**DATASET EXTRACT**
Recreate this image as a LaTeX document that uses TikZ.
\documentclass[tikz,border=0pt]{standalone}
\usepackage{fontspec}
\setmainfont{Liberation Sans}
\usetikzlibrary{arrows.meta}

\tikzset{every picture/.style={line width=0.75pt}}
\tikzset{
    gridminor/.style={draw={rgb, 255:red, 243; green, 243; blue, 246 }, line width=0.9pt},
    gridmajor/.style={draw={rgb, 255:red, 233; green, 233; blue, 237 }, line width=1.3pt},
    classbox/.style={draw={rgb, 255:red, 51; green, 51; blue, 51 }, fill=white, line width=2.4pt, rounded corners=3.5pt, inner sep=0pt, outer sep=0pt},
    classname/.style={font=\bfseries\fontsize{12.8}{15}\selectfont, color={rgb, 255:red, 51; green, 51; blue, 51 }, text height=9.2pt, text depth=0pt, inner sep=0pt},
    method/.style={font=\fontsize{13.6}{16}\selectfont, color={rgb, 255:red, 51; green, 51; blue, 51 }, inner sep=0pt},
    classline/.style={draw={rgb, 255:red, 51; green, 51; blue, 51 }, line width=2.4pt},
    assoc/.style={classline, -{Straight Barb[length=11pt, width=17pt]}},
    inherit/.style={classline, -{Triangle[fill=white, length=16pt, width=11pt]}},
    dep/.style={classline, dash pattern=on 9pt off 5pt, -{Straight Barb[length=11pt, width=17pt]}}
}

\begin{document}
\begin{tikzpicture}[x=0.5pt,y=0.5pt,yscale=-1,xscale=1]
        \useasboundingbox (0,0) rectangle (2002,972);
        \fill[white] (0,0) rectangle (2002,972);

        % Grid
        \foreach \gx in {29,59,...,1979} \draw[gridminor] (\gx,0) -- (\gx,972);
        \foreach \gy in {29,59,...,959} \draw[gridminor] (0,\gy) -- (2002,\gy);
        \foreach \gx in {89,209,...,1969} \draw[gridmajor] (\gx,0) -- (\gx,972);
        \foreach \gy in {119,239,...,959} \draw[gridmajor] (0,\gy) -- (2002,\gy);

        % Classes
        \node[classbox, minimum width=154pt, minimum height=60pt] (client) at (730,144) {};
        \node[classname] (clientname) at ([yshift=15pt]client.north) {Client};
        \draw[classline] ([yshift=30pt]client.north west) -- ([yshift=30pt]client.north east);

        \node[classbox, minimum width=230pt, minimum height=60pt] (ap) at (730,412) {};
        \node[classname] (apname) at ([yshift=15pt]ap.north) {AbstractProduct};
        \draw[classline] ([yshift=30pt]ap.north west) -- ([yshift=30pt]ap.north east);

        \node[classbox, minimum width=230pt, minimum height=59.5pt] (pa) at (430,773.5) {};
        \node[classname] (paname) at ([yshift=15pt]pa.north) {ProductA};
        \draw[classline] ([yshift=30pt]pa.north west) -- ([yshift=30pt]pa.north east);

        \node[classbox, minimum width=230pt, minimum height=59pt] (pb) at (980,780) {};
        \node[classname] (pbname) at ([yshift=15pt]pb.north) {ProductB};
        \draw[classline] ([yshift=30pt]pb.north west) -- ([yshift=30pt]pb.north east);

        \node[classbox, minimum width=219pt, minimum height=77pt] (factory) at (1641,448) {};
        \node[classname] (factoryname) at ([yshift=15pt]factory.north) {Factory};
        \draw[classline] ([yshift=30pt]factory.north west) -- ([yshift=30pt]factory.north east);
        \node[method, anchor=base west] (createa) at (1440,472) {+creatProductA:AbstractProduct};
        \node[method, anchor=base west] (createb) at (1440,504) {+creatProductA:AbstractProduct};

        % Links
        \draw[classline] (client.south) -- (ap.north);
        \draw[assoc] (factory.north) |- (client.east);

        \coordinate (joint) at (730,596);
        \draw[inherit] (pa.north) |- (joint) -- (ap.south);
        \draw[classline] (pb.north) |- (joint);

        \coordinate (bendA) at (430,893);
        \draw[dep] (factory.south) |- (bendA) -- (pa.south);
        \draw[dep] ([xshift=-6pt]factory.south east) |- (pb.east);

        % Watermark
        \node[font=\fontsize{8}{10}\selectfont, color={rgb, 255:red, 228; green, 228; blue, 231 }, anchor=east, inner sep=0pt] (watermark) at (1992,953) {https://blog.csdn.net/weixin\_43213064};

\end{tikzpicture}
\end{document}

**TASK GOAL**
Write out all the lines again, exactly as they are.

**SOLUTION TO THIS EXERCISE**
Recreate this image as a LaTeX document that uses TikZ.
\documentclass[tikz,border=0pt]{standalone}
\usepackage{fontspec}
\setmainfont{Liberation Sans}
\usetikzlibrary{arrows.meta}

\tikzset{every picture/.style={line width=0.75pt}}
\tikzset{
    gridminor/.style={draw={rgb, 255:red, 243; green, 243; blue, 246 }, line width=0.9pt},
    gridmajor/.style={draw={rgb, 255:red, 233; green, 233; blue, 237 }, line width=1.3pt},
    classbox/.style={draw={rgb, 255:red, 51; green, 51; blue, 51 }, fill=white, line width=2.4pt, rounded corners=3.5pt, inner sep=0pt, outer sep=0pt},
    classname/.style={font=\bfseries\fontsize{12.8}{15}\selectfont, color={rgb, 255:red, 51; green, 51; blue, 51 }, text height=9.2pt, text depth=0pt, inner sep=0pt},
    method/.style={font=\fontsize{13.6}{16}\selectfont, color={rgb, 255:red, 51; green, 51; blue, 51 }, inner sep=0pt},
    classline/.style={draw={rgb, 255:red, 51; green, 51; blue, 51 }, line width=2.4pt},
    assoc/.style={classline, -{Straight Barb[length=11pt, width=17pt]}},
    inherit/.style={classline, -{Triangle[fill=white, length=16pt, width=11pt]}},
    dep/.style={classline, dash pattern=on 9pt off 5pt, -{Straight Barb[length=11pt, width=17pt]}}
}

\begin{document}
\begin{tikzpicture}[x=0.5pt,y=0.5pt,yscale=-1,xscale=1]
        \useasboundingbox (0,0) rectangle (2002,972);
        \fill[white] (0,0) rectangle (2002,972);

        % Grid
        \foreach \gx in {29,59,...,1979} \draw[gridminor] (\gx,0) -- (\gx,972);
        \foreach \gy in {29,59,...,959} \draw[gridminor] (0,\gy) -- (2002,\gy);
        \foreach \gx in {89,209,...,1969} \draw[gridmajor] (\gx,0) -- (\gx,972);
        \foreach \gy in {119,239,...,959} \draw[gridmajor] (0,\gy) -- (2002,\gy);

        % Classes
        \node[classbox, minimum width=154pt, minimum height=60pt] (client) at (730,144) {};
        \node[classname] (clientname) at ([yshift=15pt]client.north) {Client};
        \draw[classline] ([yshift=30pt]client.north west) -- ([yshift=30pt]client.north east);

        \node[classbox, minimum width=230pt, minimum height=60pt] (ap) at (730,412) {};
        \node[classname] (apname) at ([yshift=15pt]ap.north) {AbstractProduct};
        \draw[classline] ([yshift=30pt]ap.north west) -- ([yshift=30pt]ap.north east);

        \node[classbox, minimum width=230pt, minimum height=59.5pt] (pa) at (430,773.5) {};
        \node[classname] (paname) at ([yshift=15pt]pa.north) {ProductA};
        \draw[classline] ([yshift=30pt]pa.north west) -- ([yshift=30pt]pa.north east);

        \node[classbox, minimum width=230pt, minimum height=59pt] (pb) at (980,780) {};
        \node[classname] (pbname) at ([yshift=15pt]pb.north) {ProductB};
        \draw[classline] ([yshift=30pt]pb.north west) -- ([yshift=30pt]pb.north east);

        \node[classbox, minimum width=219pt, minimum height=77pt] (factory) at (1641,448) {};
        \node[classname] (factoryname) at ([yshift=15pt]factory.north) {Factory};
        \draw[classline] ([yshift=30pt]factory.north west) -- ([yshift=30pt]factory.north east);
        \node[method, anchor=base west] (createa) at (1440,472) {+creatProductA:AbstractProduct};
        \node[method, anchor=base west] (createb) at (1440,504) {+creatProductA:AbstractProduct};

        % Links
        \draw[classline] (client.south) -- (ap.north);
        \draw[assoc] (factory.north) |- (client.east);

        \coordinate (joint) at (730,596);
        \draw[inherit] (pa.north) |- (joint) -- (ap.south);
        \draw[classline] (pb.north) |- (joint);

        \coordinate (bendA) at (430,893);
        \draw[dep] (factory.south) |- (bendA) -- (pa.south);
        \draw[dep] ([xshift=-6pt]factory.south east) |- (pb.east);

        % Watermark
        \node[font=\fontsize{8}{10}\selectfont, color={rgb, 255:red, 228; green, 228; blue, 231 }, anchor=east, inner sep=0pt] (watermark) at (1992,953) {https://blog.csdn.net/weixin\_43213064};

\end{tikzpicture}
\end{document}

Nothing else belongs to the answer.